* Begin Data *
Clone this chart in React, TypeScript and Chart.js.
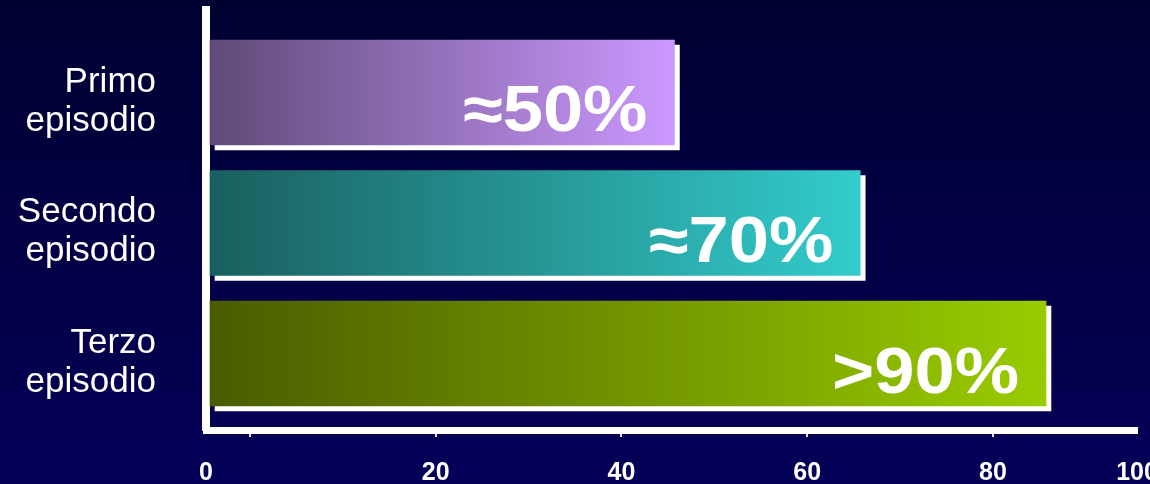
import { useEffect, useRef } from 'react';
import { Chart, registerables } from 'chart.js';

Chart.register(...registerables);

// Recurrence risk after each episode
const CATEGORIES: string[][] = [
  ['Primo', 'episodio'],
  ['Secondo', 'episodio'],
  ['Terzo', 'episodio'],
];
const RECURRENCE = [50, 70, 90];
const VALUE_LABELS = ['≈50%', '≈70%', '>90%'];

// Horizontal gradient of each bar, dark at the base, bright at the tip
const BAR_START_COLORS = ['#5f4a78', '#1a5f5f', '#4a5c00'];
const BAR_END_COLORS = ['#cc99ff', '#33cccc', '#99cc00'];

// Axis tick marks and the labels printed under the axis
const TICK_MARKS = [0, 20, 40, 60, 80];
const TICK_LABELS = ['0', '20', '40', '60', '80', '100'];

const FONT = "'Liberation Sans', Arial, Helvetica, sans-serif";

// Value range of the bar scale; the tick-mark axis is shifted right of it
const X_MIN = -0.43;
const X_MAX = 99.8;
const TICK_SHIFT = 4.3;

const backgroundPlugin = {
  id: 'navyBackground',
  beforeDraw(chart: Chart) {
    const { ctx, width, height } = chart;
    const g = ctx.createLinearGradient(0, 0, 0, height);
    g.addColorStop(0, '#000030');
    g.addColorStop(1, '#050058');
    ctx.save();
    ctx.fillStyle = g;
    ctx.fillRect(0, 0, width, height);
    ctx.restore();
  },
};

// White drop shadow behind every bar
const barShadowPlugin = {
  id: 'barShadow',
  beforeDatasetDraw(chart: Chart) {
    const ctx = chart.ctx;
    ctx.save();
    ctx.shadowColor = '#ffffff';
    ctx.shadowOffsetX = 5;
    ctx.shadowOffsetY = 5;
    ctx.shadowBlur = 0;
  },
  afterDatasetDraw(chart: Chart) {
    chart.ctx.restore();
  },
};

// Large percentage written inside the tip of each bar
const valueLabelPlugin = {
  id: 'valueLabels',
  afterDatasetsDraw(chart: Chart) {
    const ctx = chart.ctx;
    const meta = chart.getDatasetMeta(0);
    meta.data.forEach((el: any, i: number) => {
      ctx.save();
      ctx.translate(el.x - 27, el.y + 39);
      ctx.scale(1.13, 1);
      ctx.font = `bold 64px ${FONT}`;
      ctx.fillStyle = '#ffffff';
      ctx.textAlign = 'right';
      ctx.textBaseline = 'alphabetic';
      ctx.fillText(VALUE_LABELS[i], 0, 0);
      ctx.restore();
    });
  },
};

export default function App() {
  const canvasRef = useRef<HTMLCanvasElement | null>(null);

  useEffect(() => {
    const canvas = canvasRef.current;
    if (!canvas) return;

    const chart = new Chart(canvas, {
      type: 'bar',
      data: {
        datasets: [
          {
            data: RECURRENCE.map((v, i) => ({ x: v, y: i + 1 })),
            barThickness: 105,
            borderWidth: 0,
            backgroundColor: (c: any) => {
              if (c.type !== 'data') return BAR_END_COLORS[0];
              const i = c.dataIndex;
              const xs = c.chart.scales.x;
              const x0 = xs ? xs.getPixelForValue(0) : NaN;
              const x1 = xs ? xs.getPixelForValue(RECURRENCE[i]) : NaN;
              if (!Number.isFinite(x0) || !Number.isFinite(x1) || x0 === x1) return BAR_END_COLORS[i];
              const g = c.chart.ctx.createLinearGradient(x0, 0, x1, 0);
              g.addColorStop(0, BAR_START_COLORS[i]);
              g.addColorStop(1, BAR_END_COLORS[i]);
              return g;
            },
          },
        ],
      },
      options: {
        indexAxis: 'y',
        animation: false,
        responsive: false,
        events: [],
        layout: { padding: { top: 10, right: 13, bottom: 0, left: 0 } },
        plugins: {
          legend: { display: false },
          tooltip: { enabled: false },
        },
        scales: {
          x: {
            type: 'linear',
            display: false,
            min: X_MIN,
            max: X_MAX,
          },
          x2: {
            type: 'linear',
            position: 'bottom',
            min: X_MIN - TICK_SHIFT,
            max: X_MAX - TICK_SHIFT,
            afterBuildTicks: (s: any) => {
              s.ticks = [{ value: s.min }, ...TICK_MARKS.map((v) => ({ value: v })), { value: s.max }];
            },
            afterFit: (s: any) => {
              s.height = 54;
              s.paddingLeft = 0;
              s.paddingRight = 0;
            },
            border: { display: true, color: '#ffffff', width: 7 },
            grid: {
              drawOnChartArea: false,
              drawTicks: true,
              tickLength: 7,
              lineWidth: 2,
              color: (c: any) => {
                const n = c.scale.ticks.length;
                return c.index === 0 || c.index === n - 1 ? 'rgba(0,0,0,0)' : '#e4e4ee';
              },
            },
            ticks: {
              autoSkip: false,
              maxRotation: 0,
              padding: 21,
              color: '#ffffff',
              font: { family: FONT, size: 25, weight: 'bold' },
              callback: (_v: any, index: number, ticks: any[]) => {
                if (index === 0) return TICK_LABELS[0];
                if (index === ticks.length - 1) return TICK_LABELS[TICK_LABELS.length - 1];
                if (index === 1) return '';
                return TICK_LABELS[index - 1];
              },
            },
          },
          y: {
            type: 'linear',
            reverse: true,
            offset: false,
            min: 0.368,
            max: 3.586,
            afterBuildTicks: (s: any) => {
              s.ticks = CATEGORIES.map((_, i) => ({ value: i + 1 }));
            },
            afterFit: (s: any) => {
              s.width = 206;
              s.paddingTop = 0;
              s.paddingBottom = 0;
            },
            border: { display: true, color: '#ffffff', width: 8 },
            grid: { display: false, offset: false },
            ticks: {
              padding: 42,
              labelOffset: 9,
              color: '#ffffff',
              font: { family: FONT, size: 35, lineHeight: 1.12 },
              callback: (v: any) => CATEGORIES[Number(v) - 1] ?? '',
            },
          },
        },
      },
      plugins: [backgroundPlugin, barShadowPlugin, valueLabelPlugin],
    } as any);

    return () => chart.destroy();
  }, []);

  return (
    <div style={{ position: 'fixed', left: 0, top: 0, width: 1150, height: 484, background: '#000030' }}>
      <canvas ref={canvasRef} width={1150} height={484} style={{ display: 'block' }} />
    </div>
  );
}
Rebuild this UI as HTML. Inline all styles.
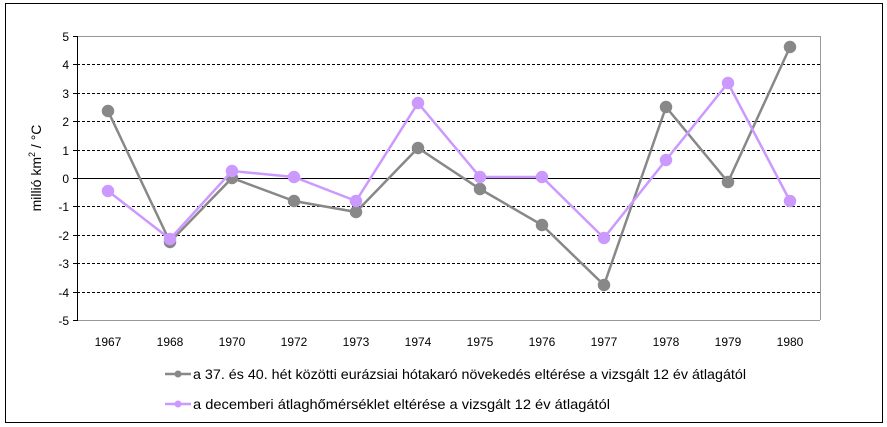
* End Data *
What the task asks. Would you mind returning each entry above word for word, skipping the images?

Complete answer.
Clone this chart in React, TypeScript and Chart.js.
import { useEffect, useRef } from 'react';
import { Chart, registerables } from 'chart.js';

Chart.register(...registerables);

// Recurrence risk after each episode
const CATEGORIES: string[][] = [
  ['Primo', 'episodio'],
  ['Secondo', 'episodio'],
  ['Terzo', 'episodio'],
];
const RECURRENCE = [50, 70, 90];
const VALUE_LABELS = ['≈50%', '≈70%', '>90%'];

// Horizontal gradient of each bar, dark at the base, bright at the tip
const BAR_START_COLORS = ['#5f4a78', '#1a5f5f', '#4a5c00'];
const BAR_END_COLORS = ['#cc99ff', '#33cccc', '#99cc00'];

// Axis tick marks and the labels printed under the axis
const TICK_MARKS = [0, 20, 40, 60, 80];
const TICK_LABELS = ['0', '20', '40', '60', '80', '100'];

const FONT = "'Liberation Sans', Arial, Helvetica, sans-serif";

// Value range of the bar scale; the tick-mark axis is shifted right of it
const X_MIN = -0.43;
const X_MAX = 99.8;
const TICK_SHIFT = 4.3;

const backgroundPlugin = {
  id: 'navyBackground',
  beforeDraw(chart: Chart) {
    const { ctx, width, height } = chart;
    const g = ctx.createLinearGradient(0, 0, 0, height);
    g.addColorStop(0, '#000030');
    g.addColorStop(1, '#050058');
    ctx.save();
    ctx.fillStyle = g;
    ctx.fillRect(0, 0, width, height);
    ctx.restore();
  },
};

// White drop shadow behind every bar
const barShadowPlugin = {
  id: 'barShadow',
  beforeDatasetDraw(chart: Chart) {
    const ctx = chart.ctx;
    ctx.save();
    ctx.shadowColor = '#ffffff';
    ctx.shadowOffsetX = 5;
    ctx.shadowOffsetY = 5;
    ctx.shadowBlur = 0;
  },
  afterDatasetDraw(chart: Chart) {
    chart.ctx.restore();
  },
};

// Large percentage written inside the tip of each bar
const valueLabelPlugin = {
  id: 'valueLabels',
  afterDatasetsDraw(chart: Chart) {
    const ctx = chart.ctx;
    const meta = chart.getDatasetMeta(0);
    meta.data.forEach((el: any, i: number) => {
      ctx.save();
      ctx.translate(el.x - 27, el.y + 39);
      ctx.scale(1.13, 1);
      ctx.font = `bold 64px ${FONT}`;
      ctx.fillStyle = '#ffffff';
      ctx.textAlign = 'right';
      ctx.textBaseline = 'alphabetic';
      ctx.fillText(VALUE_LABELS[i], 0, 0);
      ctx.restore();
    });
  },
};

export default function App() {
  const canvasRef = useRef<HTMLCanvasElement | null>(null);

  useEffect(() => {
    const canvas = canvasRef.current;
    if (!canvas) return;

    const chart = new Chart(canvas, {
      type: 'bar',
      data: {
        datasets: [
          {
            data: RECURRENCE.map((v, i) => ({ x: v, y: i + 1 })),
            barThickness: 105,
            borderWidth: 0,
            backgroundColor: (c: any) => {
              if (c.type !== 'data') return BAR_END_COLORS[0];
              const i = c.dataIndex;
              const xs = c.chart.scales.x;
              const x0 = xs ? xs.getPixelForValue(0) : NaN;
              const x1 = xs ? xs.getPixelForValue(RECURRENCE[i]) : NaN;
              if (!Number.isFinite(x0) || !Number.isFinite(x1) || x0 === x1) return BAR_END_COLORS[i];
              const g = c.chart.ctx.createLinearGradient(x0, 0, x1, 0);
              g.addColorStop(0, BAR_START_COLORS[i]);
              g.addColorStop(1, BAR_END_COLORS[i]);
              return g;
            },
          },
        ],
      },
      options: {
        indexAxis: 'y',
        animation: false,
        responsive: false,
        events: [],
        layout: { padding: { top: 10, right: 13, bottom: 0, left: 0 } },
        plugins: {
          legend: { display: false },
          tooltip: { enabled: false },
        },
        scales: {
          x: {
            type: 'linear',
            display: false,
            min: X_MIN,
            max: X_MAX,
          },
          x2: {
            type: 'linear',
            position: 'bottom',
            min: X_MIN - TICK_SHIFT,
            max: X_MAX - TICK_SHIFT,
            afterBuildTicks: (s: any) => {
              s.ticks = [{ value: s.min }, ...TICK_MARKS.map((v) => ({ value: v })), { value: s.max }];
            },
            afterFit: (s: any) => {
              s.height = 54;
              s.paddingLeft = 0;
              s.paddingRight = 0;
            },
            border: { display: true, color: '#ffffff', width: 7 },
            grid: {
              drawOnChartArea: false,
              drawTicks: true,
              tickLength: 7,
              lineWidth: 2,
              color: (c: any) => {
                const n = c.scale.ticks.length;
                return c.index === 0 || c.index === n - 1 ? 'rgba(0,0,0,0)' : '#e4e4ee';
              },
            },
            ticks: {
              autoSkip: false,
              maxRotation: 0,
              padding: 21,
              color: '#ffffff',
              font: { family: FONT, size: 25, weight: 'bold' },
              callback: (_v: any, index: number, ticks: any[]) => {
                if (index === 0) return TICK_LABELS[0];
                if (index === ticks.length - 1) return TICK_LABELS[TICK_LABELS.length - 1];
                if (index === 1) return '';
                return TICK_LABELS[index - 1];
              },
            },
          },
          y: {
            type: 'linear',
            reverse: true,
            offset: false,
            min: 0.368,
            max: 3.586,
            afterBuildTicks: (s: any) => {
              s.ticks = CATEGORIES.map((_, i) => ({ value: i + 1 }));
            },
            afterFit: (s: any) => {
              s.width = 206;
              s.paddingTop = 0;
              s.paddingBottom = 0;
            },
            border: { display: true, color: '#ffffff', width: 8 },
            grid: { display: false, offset: false },
            ticks: {
              padding: 42,
              labelOffset: 9,
              color: '#ffffff',
              font: { family: FONT, size: 35, lineHeight: 1.12 },
              callback: (v: any) => CATEGORIES[Number(v) - 1] ?? '',
            },
          },
        },
      },
      plugins: [backgroundPlugin, barShadowPlugin, valueLabelPlugin],
    } as any);

    return () => chart.destroy();
  }, []);

  return (
    <div style={{ position: 'fixed', left: 0, top: 0, width: 1150, height: 484, background: '#000030' }}>
      <canvas ref={canvasRef} width={1150} height={484} style={{ display: 'block' }} />
    </div>
  );
}
Rebuild this UI as HTML. Inline all styles.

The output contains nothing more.